The evergreen 911 was the fourth most commonly bought model between January and July, shifting more than 1,400 units, while the Cayman was fifth, with 787 examples sold.
The Boxster and the new four-cylinder 718 also featured, but only placed seventh and ninth with sales of 562 and 482 respectively.
Only one car other than the Mustang, F-Type and 911 broke the 1,000-sale barrier: the BMW 6 Series. With almost 1,450 examples sold, it was the third most popular car on the list.
Ford began selling the right-hand drive Mustang in 2015, with many buyers facing a 12-month wait due to unprecedented interest.
The original model was launched in the US more than 50 years ago as one of the first affordable American coupes, giving rise to rival models from the likes of Chevrolet and Chrysler.
The Mustang’s ascent to the top of the performance car chart comes after figures revealed that UK drivers bought more used cars in the first half of 2016 than at any other time.

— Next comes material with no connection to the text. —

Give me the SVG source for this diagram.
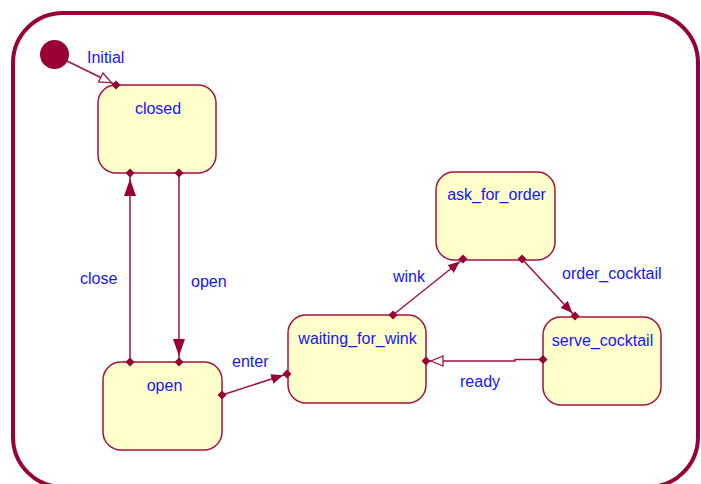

Data from the Society of Motor Manufacturers and Traders (SMMT) revealed that more than 4.8 million used vehicles were sold in the first half of the year.
It is the first time that second-hand sales have broken the four-million barrier and a rise of 8% on the same period in 2015, according to the SMMT’s figures.
Ford has also begun to make serious inroads into the self-driving car market after announcing its intention to have fully autonomous vehicles rolling off production lines by 2021.